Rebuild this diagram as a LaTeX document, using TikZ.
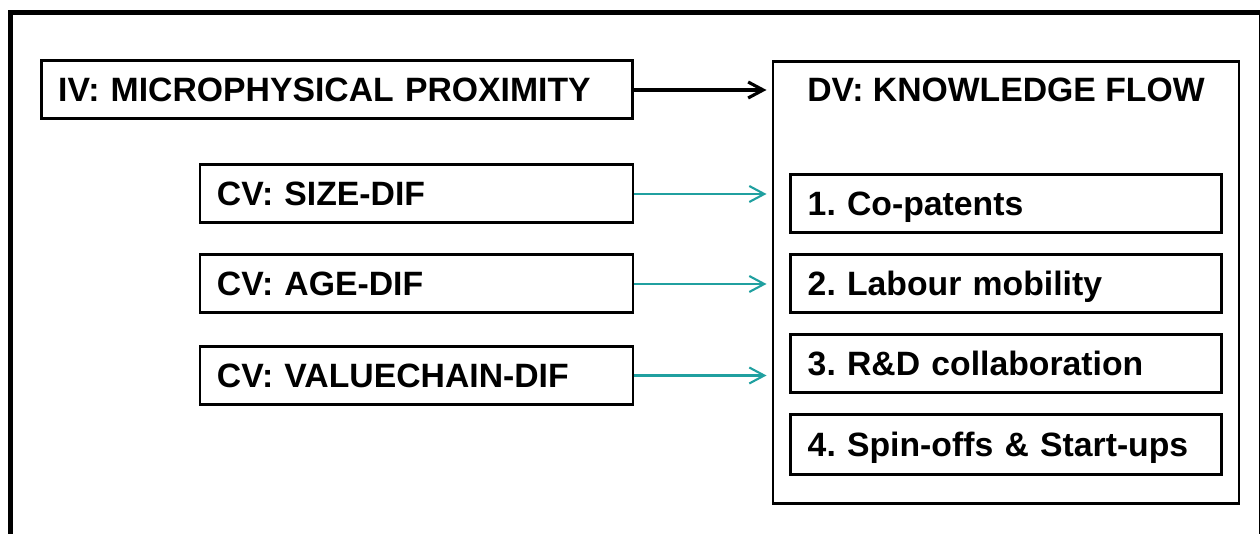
\documentclass[tikz,border=0pt]{standalone}
\usepackage{fontspec}
\setmainfont{Liberation Sans}
\usepackage{xcolor}
\usetikzlibrary{arrows.meta, positioning}
\definecolor{flowteal}{RGB}{32,160,160}
\frenchspacing

\tikzset{
  varbox/.style={draw, line width=0.85pt, minimum height=0.58cm, inner xsep=0.17cm, inner ysep=0pt,
    align=left, text height=0.72em, text depth=0.06em, font=\bfseries\fontsize{9.6}{11}\selectfont},
  flowarrow/.style={-{Straight Barb[length=1.5mm, width=1.6mm]}, shorten >=0.05cm},
}

\begin{document}
\begin{tikzpicture}
  \useasboundingbox (0,0) rectangle (12.6,5.34);
  \clip (0,0) rectangle (12.6,5.34);
  \draw[line width=1.4pt] (0.108,-0.5) rectangle (12.615,5.215);

  \node[varbox, text width=5.575cm] (iv) at (3.37,4.44) {IV: MICROPHYSICAL PROXIMITY};

  \node[varbox, text width=3.99cm] (size) at (4.165,3.40) {CV: SIZE-DIF};
  \node[varbox, text width=3.99cm] (age) at (4.165,2.50) {CV: AGE-DIF};
  \node[varbox, text width=3.99cm] (chain) at (4.165,1.585) {CV: VALUECHAIN-DIF};

  \node[draw, line width=0.85pt, minimum width=4.66cm, minimum height=4.425cm] (dv) at (10.06,2.5125) {};
  \node[font=\bfseries\fontsize{9.6}{11}\selectfont, text height=0.72em, text depth=0.06em] (dvtitle) at (10.06,4.44) {DV: KNOWLEDGE FLOW};

  \node[varbox, text width=3.965cm] (copat) at (10.06,3.30) {1. Co-patents};
  \node[varbox, text width=3.965cm] (labour) at (10.06,2.50) {2. Labour mobility};
  \node[varbox, text width=3.965cm] (rnd) at (10.06,1.70) {3. R\&D collaboration};
  \node[varbox, text width=3.965cm, minimum height=0.60cm] (spin) at (10.06,0.89) {4. Spin-offs \& Start-ups};

  \draw[flowarrow, line width=0.9pt] (iv.east) -- (iv.east -| dv.west);
  \draw[flowarrow, flowteal, line width=0.6pt] (size.east) -- (size.east -| dv.west);
  \draw[flowarrow, flowteal, line width=0.6pt] (age.east) -- (age.east -| dv.west);
  \draw[flowarrow, flowteal, line width=0.6pt] (chain.east) -- (chain.east -| dv.west);
\end{tikzpicture}
\end{document}
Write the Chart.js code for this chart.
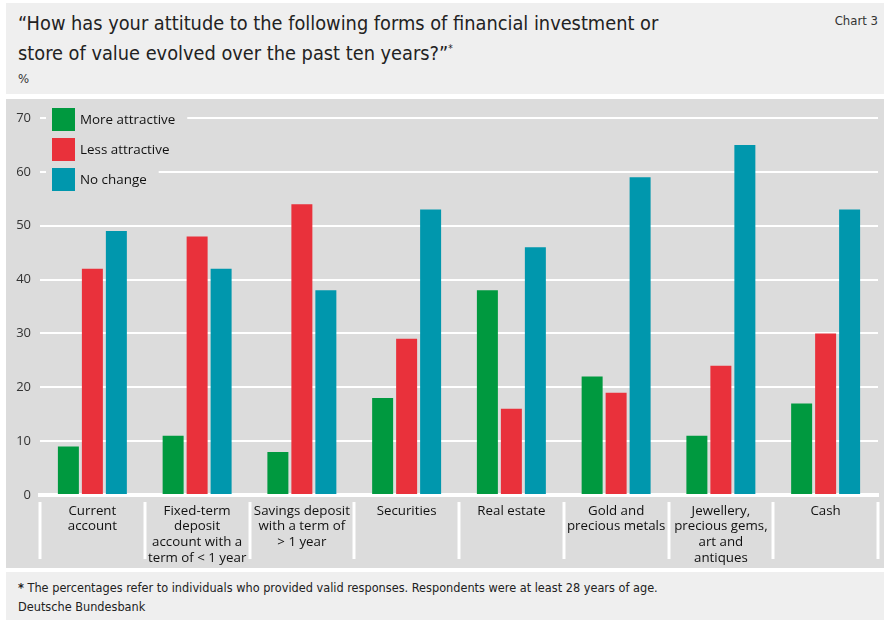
<!DOCTYPE html>
<html>
<head>
<meta charset="utf-8">
<title>Chart 3</title>
<script src="https://cdn.jsdelivr.net/npm/chart.js@4"></script>
<style>
  body { margin: 0; background: #fff; width: 884px; height: 622px; position: relative; overflow: hidden; }
  .head { position: absolute; left: 6px; top: 3px; width: 878px; height: 91px; background: #efefef; }
  .title { position: absolute; left: 12px; top: 8px; font-family: "DejaVu Sans Condensed", sans-serif; font-size: 19.8px; line-height: 25px; color: #222; }
  .title sup { font-size: 10px; }
  .chartno { position: absolute; right: 6px; top: 10px; font-family: "DejaVu Sans Condensed", sans-serif; font-size: 13px; color: #333; }
  .unit { position: absolute; left: 12px; top: 68px; font-family: "DejaVu Sans Condensed", sans-serif; font-size: 13px; color: #333; }
  .panel { position: absolute; left: 6px; top: 99px; width: 878px; height: 469px; background: #dcdcdc; }
  .foot { position: absolute; left: 6px; top: 572px; width: 878px; height: 48px; background: #efefef; font-family: "DejaVu Sans Condensed", sans-serif; font-size: 12.6px; color: #222; }
  .foot div { position: absolute; left: 12px; }
</style>
</head>
<body>
<div class="head">
  <div class="title">“How has your attitude to the following forms of financial investment or<br>store of value evolved over the past ten years?”<sup>*</sup></div>
  <div class="chartno">Chart 3</div>
  <div class="unit">%</div>
</div>
<div class="panel"><canvas id="grafico" width="878" height="469"></canvas></div>
<div class="foot">
  <div style="top:8px"><b>*</b> The percentages refer to individuals who provided valid responses. Respondents were at least 28 years of age.</div>
  <div style="top:27px">Deutsche Bundesbank</div>
</div>
<script>
// categorias e valores (%)
let categorias = [
  ["Current", "account"],
  ["Fixed-term", "deposit", "account with a", "term of < 1 year"],
  ["Savings deposit", "with a term of", "> 1 year"],
  ["Securities"],
  ["Real estate"],
  ["Gold and", "precious metals"],
  ["Jewellery,", "precious gems,", "art and", "antiques"],
  ["Cash"]
]
let maisAtrativo = [9, 11, 8, 18, 38, 22, 11, 17]
let menosAtrativo = [42, 48, 54, 29, 16, 19, 24, 30]
let semMudanca = [49, 42, 38, 53, 46, 59, 65, 53]
let yTicks = [0, 10, 20, 30, 40, 50, 60, 70]

const fonte = "'Open Sans', 'Noto Sans', sans-serif"
const fundo = "#dcdcdc"

// linhas brancas separando as categorias, abaixo do eixo
const separadores = {
  id: "separadores",
  afterDraw(chart) {
    let ctx = chart.ctx
    let x = chart.scales.x
    let n = categorias.length
    let passo = (x.right - x.left) / n
    ctx.save()
    ctx.strokeStyle = "#fff"
    ctx.lineWidth = 3
    for (let i = 0; i <= n; i++) {
      let px = Math.round(x.left + i * passo)
      ctx.beginPath()
      ctx.moveTo(px, chart.chartArea.bottom + 7)
      ctx.lineTo(px, chart.chartArea.bottom + 64)
      ctx.stroke()
    }
    ctx.restore()
  }
}

// legenda dentro da area do grafico, com fundo cobrindo as linhas de grade
const legenda = {
  id: "legenda",
  afterDatasetsDraw(chart) {
    let ctx = chart.ctx
    let left = chart.chartArea.left
    ctx.save()
    ctx.font = "13.4px " + fonte
    ctx.textBaseline = "middle"
    chart.data.datasets.forEach(function(ds, i) {
      let y = 9 + i * 30
      let w = ctx.measureText(ds.label).width
      ctx.fillStyle = fundo
      ctx.fillRect(left + 6, y - 3, 40 + w + 6, 29)
      ctx.fillStyle = ds.backgroundColor
      ctx.fillRect(left + 12, y, 23, 23)
      ctx.fillStyle = "#111"
      ctx.fillText(ds.label, left + 40, y + 12)
    })
    ctx.restore()
  }
}

new Chart(document.getElementById("grafico"), {
  type: "bar",
  data: {
    labels: categorias,
    datasets: [
      { label: "More attractive", data: maisAtrativo, backgroundColor: "#00993f" },
      { label: "Less attractive", data: menosAtrativo, backgroundColor: "#e9313b" },
      { label: "No change", data: semMudanca, backgroundColor: "#0097ad" }
    ]
  },
  options: {
    responsive: false,
    animation: false,
    categoryPercentage: 0.687,
    barPercentage: 0.875,
    layout: { padding: { top: 19, right: 6, left: 0, bottom: 0 } },
    plugins: { legend: { display: false }, tooltip: { enabled: false } },
    scales: {
      x: {
        grid: { display: false },
        border: { color: "#fff", width: 4 },
        ticks: {
          color: "#111", padding: 0, maxRotation: 0, autoSkip: false,
          font: { family: fonte, size: 13.3, lineHeight: 1.18 }
        },
        afterFit(scale) { scale.height = 73 }
      },
      y: {
        min: 0, max: 70,
        afterBuildTicks(scale) { scale.ticks = yTicks.map(v => ({ value: v })) },
        grid: { color: "#fff", lineWidth: 2, drawTicks: false },
        border: { display: false },
        ticks: { color: "#333", padding: 9, font: { family: fonte, size: 13 } },
        afterFit(scale) { scale.width = 34 }
      }
    }
  },
  plugins: [separadores, legenda]
})
</script>
</body>
</html>
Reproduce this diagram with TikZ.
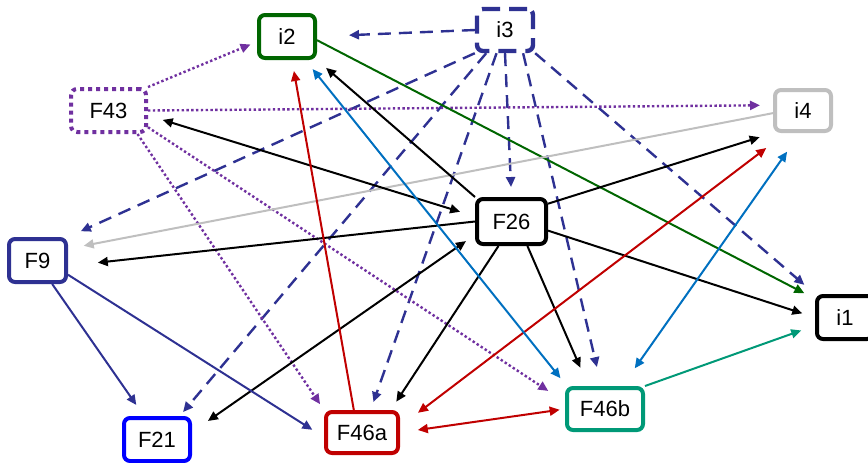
\documentclass[tikz,border=0pt]{standalone}
\usepackage{fontspec}
\setmainfont{Liberation Sans}
\usetikzlibrary{arrows.meta}
\definecolor{navy}{RGB}{46,49,146}
\definecolor{plum}{RGB}{112,48,160}
\definecolor{leaf}{RGB}{0,102,0}
\definecolor{ash}{RGB}{191,191,191}
\definecolor{crimson}{RGB}{192,0,0}
\definecolor{ocean}{RGB}{0,112,192}
\definecolor{teal}{RGB}{0,153,119}
\tikzset{
	Box/.style      = {draw, fill=white, rounded corners=3pt, line width=2pt,
	                   minimum height=21.5pt, inner sep=0pt,
	                   font=\fontsize{11}{13}\selectfont},
	Edge/.style     = {line width=1pt, >={Triangle[length=5pt,width=4.5pt]}},
	DashEdge/.style = {Edge, draw=navy, line width=1.2pt, dash pattern=on 6.5pt off 4pt},
	DotEdge/.style  = {Edge, draw=plum, line width=1.2pt, dash pattern=on 1.2pt off 1.2pt},
	BlackEdge/.style = {Edge, draw=black},
	RedEdge/.style  = {Edge, draw=crimson},
	BlueEdge/.style = {Edge, draw=ocean},
	NavyEdge/.style = {Edge, draw=navy}
}

\begin{document}
\begin{tikzpicture}[x=0.5pt, y=-0.5pt]
	\useasboundingbox (0,0) rectangle (868,462);
	\node[Box, draw=leaf, minimum width=28pt] (i2) at (287,36.5) {i2};
	\node[Box, draw=navy, line width=2.2pt, dash pattern=on 9pt off 4.5pt,
	      minimum width=28pt, minimum height=21pt] (i3) at (505,30) {i3};
	\node[Box, draw=plum, dash pattern=on 2pt off 2pt, minimum width=37.5pt] (F43) at (108.5,110.5) {F43};
	\node[Box, draw=ash, minimum width=28pt, minimum height=20.5pt] (i4) at (803,110.5) {i4};
	\node[Box, minimum width=34.5pt, minimum height=22.5pt] (F26) at (511.5,221.5) {F26};
	\node[Box, draw=navy, minimum width=28.5pt] (F9) at (37.5,260.5) {F9};
	\node[Box, draw=blue, minimum width=33pt] (F21) at (157,439.5) {F21};
	\node[Box, draw=crimson, minimum width=36pt, minimum height=20.5pt] (F46a) at (362,432.5) {F46a};
	\node[Box, draw=teal, minimum width=38pt, minimum height=21pt] (F46b) at (605,409) {F46b};
	\node[Box, minimum width=28pt] (i1) at (845,317.5) {i1};

	\draw[DashEdge, ->, shorten >=16pt] (i3.west) -- (i2.east);
	\draw[DashEdge, ->, shorten >=7pt] (i3.south west) -- (F9.north east);
	\draw[DashEdge, ->, shorten >=2.6pt] (i3.231) -- (F21.46);
	\draw[DashEdge, ->, shorten >=4.2pt] (i3.250) -- (F46a.69);
	\draw[DashEdge, ->, shorten >=5pt] (i3.south) -- (F26.north);
	\draw[DashEdge, ->, shorten >=9.7pt] (i3.308) -- (F46b.99);
	\draw[DashEdge, ->, shorten >=7pt] (i3.south east) -- (i1.north west);

	\draw[DotEdge, ->, shorten >=3.5pt] (F43.north east) -- (i2.190);
	\draw[DotEdge, ->, shorten >=6.5pt] (F43.east) -- (i4.170);
	\draw[DotEdge, ->, shorten >=3.5pt] (F43.321) -- (F46a.north west);
	\draw[DotEdge, ->, shorten >=10pt] (F43.337) -- (F46b.170);

	\draw[Edge, draw=leaf, ->, shorten >=6pt] (i2.353) -- (i1.148);
	\draw[Edge, draw=ash, ->, shorten >=8pt] (i4.185) -- (F9.21);

	\draw[BlackEdge, ->, shorten >=6pt] (F26.north west) -- (i2.south east);
	\draw[BlackEdge, <->, shorten <=7.8pt, shorten >=7.7pt] (F26.172) -- (F43.353);
	\draw[BlackEdge, ->, shorten >=15pt] (F26.west) -- (F9.350);
	\draw[BlackEdge, ->, shorten >=7pt] (F26.26) -- (i4.south west);
	\draw[BlackEdge, ->, shorten >=6.7pt] (F26.346) -- (i1.west);
	\draw[BlackEdge, ->, shorten >=10pt] (F26.303) -- (F46b.126);
	\draw[BlackEdge, ->, shorten >=5pt] (F26.242) -- (F46a.38);
	\draw[BlackEdge, <->, shorten <=5.5pt, shorten >=9.7pt] (F26.200) -- (F21.12);

	\draw[RedEdge, ->, shorten >=5.6pt] (F46a.110) -- (i2.282);
	\draw[RedEdge, <->, shorten <=11.3pt, shorten >=12.4pt] (F46a.9) -- (i4.233);
	\draw[RedEdge, <->, shorten <=9pt, shorten >=2.7pt] (F46a.east) -- (F46b.west);

	\draw[BlueEdge, <->, shorten <=5.8pt, shorten >=5pt] (i2.308) -- (F46b.149);
	\draw[BlueEdge, <->, shorten <=11.4pt, shorten >=10.8pt] (i4.263) -- (F46b.53);

	\draw[Edge, draw=teal, ->, shorten >=7.3pt] (F46b.north east) -- (i1.195);

	\draw[NavyEdge, ->, shorten >=6.7pt] (F9.302) -- (F21.119);
	\draw[NavyEdge, ->, shorten >=6.9pt] (F9.335) -- (F46a.187);
\end{tikzpicture}
\end{document}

_ _ _ _

[INSTRUCTION]
Give again, word for word, every line from the top of the data through the line with "text width=3.99cm] (chain)", both ends included, and exclude the pictures.

[RESPONSE TO THE EXERCISE]
Rebuild this diagram as a LaTeX document, using TikZ.
\documentclass[tikz,border=0pt]{standalone}
\usepackage{fontspec}
\setmainfont{Liberation Sans}
\usepackage{xcolor}
\usetikzlibrary{arrows.meta, positioning}
\definecolor{flowteal}{RGB}{32,160,160}
\frenchspacing

\tikzset{
  varbox/.style={draw, line width=0.85pt, minimum height=0.58cm, inner xsep=0.17cm, inner ysep=0pt,
    align=left, text height=0.72em, text depth=0.06em, font=\bfseries\fontsize{9.6}{11}\selectfont},
  flowarrow/.style={-{Straight Barb[length=1.5mm, width=1.6mm]}, shorten >=0.05cm},
}

\begin{document}
\begin{tikzpicture}
  \useasboundingbox (0,0) rectangle (12.6,5.34);
  \clip (0,0) rectangle (12.6,5.34);
  \draw[line width=1.4pt] (0.108,-0.5) rectangle (12.615,5.215);

  \node[varbox, text width=5.575cm] (iv) at (3.37,4.44) {IV: MICROPHYSICAL PROXIMITY};

  \node[varbox, text width=3.99cm] (size) at (4.165,3.40) {CV: SIZE-DIF};
  \node[varbox, text width=3.99cm] (age) at (4.165,2.50) {CV: AGE-DIF};
  \node[varbox, text width=3.99cm] (chain) at (4.165,1.585) {CV: VALUECHAIN-DIF};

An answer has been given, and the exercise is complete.